The posture of Savasana is also referred to as ‘corpse pose’ (sava means corpse) and whilst there are obviously some slightly negative connotations associated with the word ‘corpse’, in reality it is more about achieving stillness and a lack of movement. Ideally, arms should be relaxed by the sides with a space between them and the torso, the neck should be lengthened, the body aligned with legs hip width apart and feet slightly rolled out to the sides. If someone has a back injury or finds this pose uncomfortable, it is easy to use props such as bolsters, pillows or blankets to take pressure away from certain parts of the body so that relaxation is not compromised. Breathing should be even and deep and focus should be on relaxation and alignment of the body. Eyes should be lightly closed and an eye pillow can be used to shut out any light that could cause a distraction.

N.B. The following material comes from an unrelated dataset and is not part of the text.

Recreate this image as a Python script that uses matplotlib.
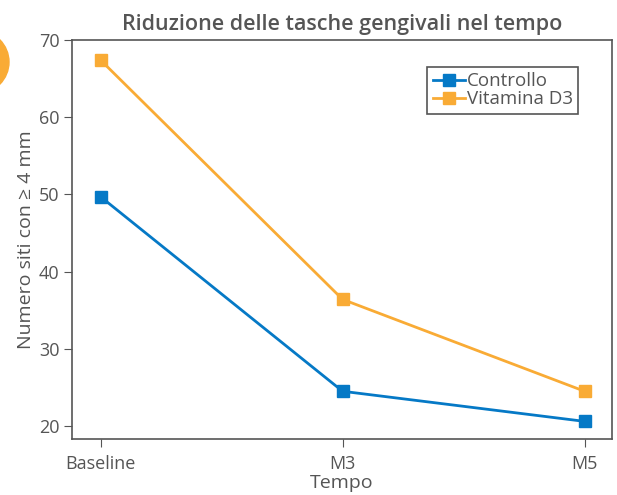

You should aim to stay in Savasana for around 15-20 minutes if possible. It is inevitable that at some point you may fall asleep but this does not mean you have failed at the posture or done it incorrectly, it just means that you have achieved a state of complete and utter relaxation! Energy has been allowed to flow unrestricted round the body and you should feel refreshed, stretched and rebalanced after coming out of the pose.
To summarise then, Savasana is an optional starting point and essential culmination of the yoga practice. I don’t want to describe it as the ‘goal’ of the practice although many people do say it’s their favourite part and indeed, consider it to be the ‘treat’ at the end of a strenuous hatha practice. This in itself seems rather telling as taking time out to relax shouldn’t be regarded as an occasional ‘treat’; rather, it should be something that we factor into our daily routines in much the same way we plan working, eating or socialising. If you only have 10-15 minutes a day to practise yoga, Savasana is the pose that I would always recommend to people as a vital part of that practice.